Jérôme Sekana Pene-Papa a ainsi appelé à retirer l’huile de palme de la liste des produits bénéficiant de la suppression des taxes afin de préserver l’emploi local et protéger l’industrie nationale.
« En favorisant les importations, on privilégie les producteurs étrangers, notamment de Malaisie, Indonésie, Thaïlande, et Inde, au détriment des producteurs locaux. Cette politique pourrait appauvrir davantage le pays en freinant l’émergence économique et en intensifiant la pauvreté dans les régions rurales. Pour éviter cela, l’autosuffisance alimentaire doit rester une priorité nationale, soutenue par des politiques cohérentes et orientées vers la production locale », a-t-il averti lors d’un point de presse tenu le samedi 31 août à Kinshasa.
Décret non signé
Depuis l’annonce de la suppression des taxes et redevances, plus d’un mois s’est écoulé sans que le décret correspondant ne soit signé par la Première ministre. Le ministre de l’économie nationale, Daniel Mukoko Samba, avait pourtant insisté sur l’urgence de cette mesure: « Un décret de madame la Première ministre est attendu le plus vite possible pour l’entrée en vigueur de ces mesures. Il va être contraignant pour tous les établissements publics », avait-il déclaré.

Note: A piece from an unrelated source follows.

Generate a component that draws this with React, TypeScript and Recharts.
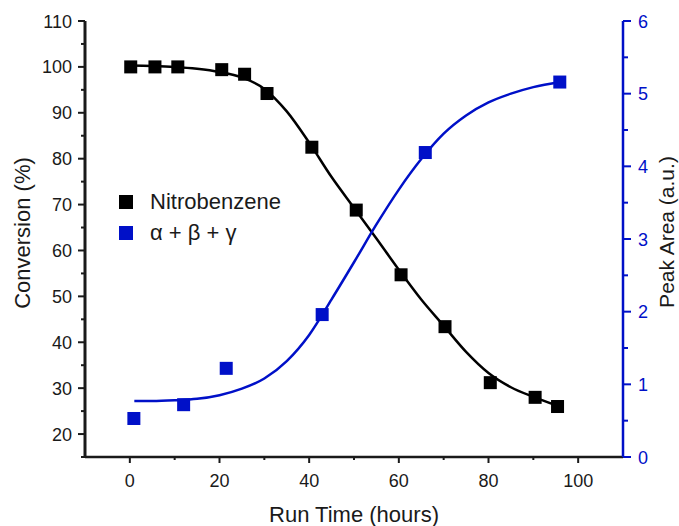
import React from 'react';
import { ComposedChart, Line, Scatter, XAxis, YAxis, Legend, Label } from 'recharts';

const FONT = '"Liberation Sans", Arial, sans-serif';
const BLUE = '#0010c8';
const INK = '#1a1a1a';

// measured points
const runTimeNitro = [0.2, 5.6, 10.7, 20.5, 25.6, 30.6, 40.6, 50.5, 60.5, 70.3, 80.4, 90.4, 95.4];
const conversionNitro = [100, 100, 100, 99.4, 98.4, 94.2, 82.5, 68.8, 54.7, 43.4, 31.2, 28.0, 26.0];
const runTimeProducts = [0.9, 12.0, 21.5, 42.9, 65.9, 95.9];
const peakAreaProducts = [0.53, 0.72, 1.22, 1.96, 4.19, 5.16];

// fitted curves
const fitTimeNitro = [0, 5, 10, 15, 20, 25, 30, 35, 40, 45, 50, 55, 60, 65, 70, 75, 80, 85, 90, 95];
const fitConvNitro = [100.3, 100.2, 100.0, 99.6, 98.9, 97.7, 95.2, 90.3, 83.5, 76.0, 69.3, 62.6, 55.8, 49.3, 43.6, 37.9, 33.3, 30.2, 28.1, 26.3];
const fitTimeProducts = [1, 5, 10, 15, 20, 25, 30, 35, 40, 45, 50, 55, 60, 65, 70, 75, 80, 85, 90, 96];
const fitAreaProducts = [0.77, 0.77, 0.78, 0.8, 0.85, 0.94, 1.08, 1.32, 1.68, 2.17, 2.68, 3.2, 3.68, 4.1, 4.45, 4.7, 4.88, 5.0, 5.09, 5.16];

// axis ticks (majors get labels, the rest are minor)
const timeTicks = [0, 10, 20, 30, 40, 50, 60, 70, 80, 90, 100];
const conversionTicks = [15, 20, 25, 30, 35, 40, 45, 50, 55, 60, 65, 70, 75, 80, 85, 90, 95, 100, 105, 110];
const areaTicks = [0, 0.5, 1, 1.5, 2, 2.5, 3, 3.5, 4, 4.5, 5, 5.5, 6];

const seriesNames = ['Nitrobenzene', 'α + β + γ'];

const nitroPoints = runTimeNitro.map((x, i) => ({ x, y: conversionNitro[i] }));
const productPoints = runTimeProducts.map((x, i) => ({ x, y: peakAreaProducts[i] }));
const nitroFit = fitTimeNitro.map((x, i) => ({ x, y: fitConvNitro[i] }));
const productFit = fitTimeProducts.map((x, i) => ({ x, y: fitAreaProducts[i] }));

const BottomTick = ({ x, y, payload }: any) => {
  const major = payload.value % 20 === 0;
  return (
    <g>
      <line x1={x} y1={y} x2={x} y2={y + (major ? 6 : 3)} stroke={INK} strokeWidth={2} />
      {major && (
        <text x={x} y={y + 30} textAnchor="middle" fontSize={18} fontFamily={FONT} fill={INK}>
          {payload.value}
        </text>
      )}
    </g>
  );
};

const TopTick = ({ x, y, payload }: any) => {
  const major = payload.value % 20 === 0;
  return <line x1={x} y1={y} x2={x} y2={y + (major ? 7 : 4)} stroke={BLUE} strokeWidth={2} />;
};

const LeftTick = ({ x, y, payload }: any) => {
  const major = payload.value % 10 === 0;
  return (
    <g>
      <line x1={x} y1={y} x2={x - (major ? 7 : 4)} y2={y} stroke={INK} strokeWidth={2} />
      {major && (
        <text x={x - 13} y={y + 6.5} textAnchor="end" fontSize={18} fontFamily={FONT} fill={INK}>
          {payload.value}
        </text>
      )}
    </g>
  );
};

const RightTick = ({ x, y, payload }: any) => {
  const major = Number.isInteger(payload.value);
  return (
    <g>
      <line x1={x} y1={y} x2={x + (major ? 8 : 5)} y2={y} stroke={BLUE} strokeWidth={2} />
      {major && (
        <text x={x + 15} y={y + 6.5} textAnchor="start" fontSize={18} fontFamily={FONT} fill={BLUE}>
          {payload.value}
        </text>
      )}
    </g>
  );
};

const SquareDot = ({ cx, cy, fill }: any) => (
  <rect x={cx - 6.5} y={cy - 6.5} width={13} height={13} fill={fill} />
);

const LegendBox = ({ payload }: any) => (
  <div style={{ fontFamily: FONT, fontSize: 22, color: INK }}>
    {(payload || [])
      .filter((entry: any) => seriesNames.includes(entry.value))
      .map((entry: any) => (
        <div key={entry.value} style={{ display: 'flex', alignItems: 'center', height: 31.5 }}>
          <span style={{ width: 14, height: 14, background: entry.color, marginRight: 17 }} />
          <span>{entry.value}</span>
        </div>
      ))}
  </div>
);

const App = () => (
  <div style={{ position: 'absolute', left: 0, top: 0, width: 679, height: 526, background: '#fff' }}>
    <ComposedChart width={679} height={526} margin={{ top: 21, right: 0, bottom: 0, left: 0 }}>
      <XAxis
        xAxisId="bottom"
        orientation="bottom"
        type="number"
        dataKey="x"
        domain={[-10, 110]}
        ticks={timeTicks}
        interval={0}
        height={69}
        allowDataOverflow
        axisLine={{ stroke: INK, strokeWidth: 2.5 }}
        tickLine={false}
        tickSize={0}
        tickMargin={0}
        tick={(p: any) => <BottomTick {...p} />}
      >
        <Label
          content={({ viewBox }: any) => (
            <text
              x={viewBox.x + viewBox.width / 2}
              y={viewBox.y + 65}
              textAnchor="middle"
              fontSize={22}
              fontFamily={FONT}
              fill={INK}
            >
              Run Time (hours)
            </text>
          )}
        />
      </XAxis>
      <XAxis
        xAxisId="top"
        orientation="top"
        type="number"
        dataKey="x"
        domain={[-10, 110]}
        ticks={timeTicks}
        interval={0}
        height={0}
        allowDataOverflow
        axisLine={{ stroke: BLUE, strokeWidth: 2 }}
        tickLine={false}
        tickSize={0}
        tickMargin={0}
        tick={(p: any) => <TopTick {...p} />}
      />
      <YAxis
        yAxisId="left"
        orientation="left"
        type="number"
        dataKey="y"
        domain={[15, 110]}
        ticks={conversionTicks}
        interval={0}
        width={85}
        allowDataOverflow
        axisLine={{ stroke: INK, strokeWidth: 3 }}
        tickLine={false}
        tickSize={0}
        tickMargin={0}
        tick={(p: any) => <LeftTick {...p} />}
      >
        <Label
          content={({ viewBox }: any) => (
            <text
              transform={`translate(${viewBox.x + 22},${viewBox.y + viewBox.height / 2 - 6}) rotate(-90)`}
              textAnchor="middle"
              dominantBaseline="central"
              fontSize={22}
              fontFamily={FONT}
              fill={INK}
            >
              Conversion (%)
            </text>
          )}
        />
      </YAxis>
      <YAxis
        yAxisId="right"
        orientation="right"
        type="number"
        dataKey="y"
        domain={[0, 6]}
        ticks={areaTicks}
        interval={0}
        width={56}
        allowDataOverflow
        axisLine={{ stroke: BLUE, strokeWidth: 2.5 }}
        tickLine={false}
        tickSize={0}
        tickMargin={0}
        tick={(p: any) => <RightTick {...p} />}
      >
        <Label
          content={({ viewBox }: any) => (
            <text
              transform={`translate(${viewBox.x + 43},${viewBox.y + viewBox.height / 2 - 7}) rotate(-90)`}
              textAnchor="middle"
              dominantBaseline="central"
              fontSize={21}
              fontFamily={FONT}
              fill={INK}
            >
              Peak Area (a.u.)
            </text>
          )}
        />
      </YAxis>

      <Line
        name="Nitrobenzene fit"
        data={nitroFit}
        xAxisId="bottom"
        yAxisId="left"
        dataKey="y"
        type="monotone"
        stroke="#000"
        strokeWidth={2.5}
        dot={false}
        legendType="none"
        isAnimationActive={false}
      />
      <Line
        name="α + β + γ fit"
        data={productFit}
        xAxisId="bottom"
        yAxisId="right"
        dataKey="y"
        type="monotone"
        stroke={BLUE}
        strokeWidth={2.5}
        dot={false}
        legendType="none"
        isAnimationActive={false}
      />
      <Scatter
        name="Nitrobenzene"
        data={nitroPoints}
        xAxisId="bottom"
        yAxisId="left"
        fill="#000"
        shape={(p: any) => <SquareDot {...p} />}
        isAnimationActive={false}
      />
      <Scatter
        name="α + β + γ"
        data={productPoints}
        xAxisId="bottom"
        yAxisId="right"
        fill={BLUE}
        shape={(p: any) => <SquareDot {...p} />}
        isAnimationActive={false}
      />
      <Legend
        layout="horizontal"
        align="center"
        verticalAlign="middle"
        width={220}
        wrapperStyle={{ left: 119, top: 186 }}
        content={(p: any) => <LegendBox {...p} />}
      />
    </ComposedChart>
  </div>
);

export default App;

Des recommandations de la FEC
Lors d’une réunion tenue le 5 septembre, une délégation de la FEC, dirigée par son Administrateur délégué, Kimona Bononge, a présenté sept recommandations au patron de l’Économie nationale. Ces recommandations visaient à garantir une application harmonieuse des mesures annoncées tout en évitant les distorsions de marché. Parmi ces recommandations, figuraient la suppression totale des droits de douane sur les produits concernés, la possibilité pour les producteurs locaux d’importer de l’huile de palme brute sous quota, et la mise en place de mesures pour prévenir les importations frauduleuses.
Ces recommandations, jugées « pertinentes » par certains producteurs locaux, semblent freiner la signature du décret. Le gouvernement se trouve donc confronté à un véritable dilemme : supprimer les taxes pour soulager les consommateurs ou protéger la production locale et préserver les emplois.